In 2015, they acquired Zurich-based CLS Communication, a translation services provider, and Geotext, a legal translation company. In December 2016, it was announced that Lionbridge entered into a definitive agreement to be acquired by H.I.G. Capital. The deal was announced closed in May, 2017 and, subsequently, the company was delisted from Nasdaq. Lionbridge is now a privately held company and part of the portfolio of H.I.G. companies.

In July 2017, John Fennelly was named chief executive officer. The founder of the company, Rory Cowan, is chairman of the board of directors.

In December 2018, Lionbridge fully acquired Tokyo-based Gengo, a crowdsourced translation and artificial intelligence training data provider.

In November 2020, Lionbridge agreed with Telus International to sell its artificial intelligence division.

In September 2022, Lionbridge acquired Game Tester, a community-based game testing platform based out of Melbourne, Australia.

In August 2024, Lionbridge launched Aurora Studio, a community-based AI testing platform based out of Waltham, Massachusetts, United States.

==Operations==
Lionbridge provides translation and localization in many languages, with offices in 26 countries. It serves clients such as the U.S. Department of Homeland Security and Government of Canada.

==Controversies and court cases==
A securities class action lawsuit involving the company was filed in July 2001 under "Samet v. Lionbridge Technologies, Inc. et al." in the United States District Court for the Southern District of New York.

In 2006, a Lionbridge employee was awarded non economic damages of US$366,250 and economic damages of US$221,433 due to failure by the company to fulfill its obligation to help the employee obtain a green card.
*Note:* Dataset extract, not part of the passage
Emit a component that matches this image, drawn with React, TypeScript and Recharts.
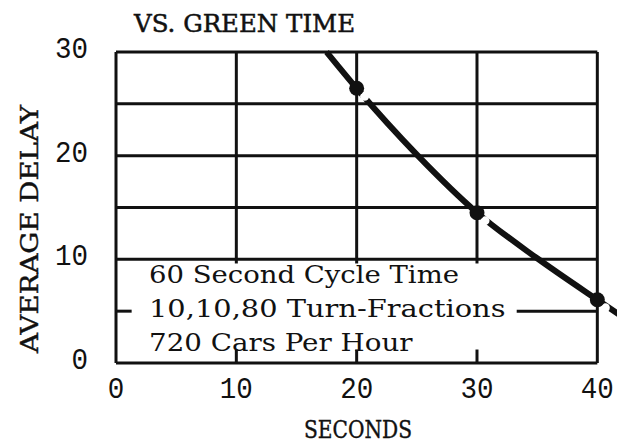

A 2008 court case involved an unfair dismissal claim by a former Lionbridge employee fired for union recruitment activities at the company's Warsaw office to protect employment conditions. Protests in support were held in Denmark, Spain, Poland, and Ireland.

In 2014, 38 software testers contracting for Microsoft in the Bellevue, Washington office formed Temporary Workers Alliance, a trade union. A year later, Microsoft required Lionbridge to provide at least 3 weeks of vacation. In 2016, Lionbridge announced layoffs, two months after the union had ratified their first collective agreement. As part of the negotiations, the union had agreed to drop a joint employer case against Lionbridge and Microsoft.

In June 2024, an unfair labor practice was filed against the Lionbridge by the Communications Workers of America, alleging that the company illegally terminated the employment of 160 workers in Boise, Idaho who worked as software testers for Activision, in retaliation for exercising their right to participate in concerted union activities. As part of the layoff, CWA also alleges that workers were required to sign an overly broad confidentiality agreement and an illegal waiver of certain rights protected by the National Labor Relations Act.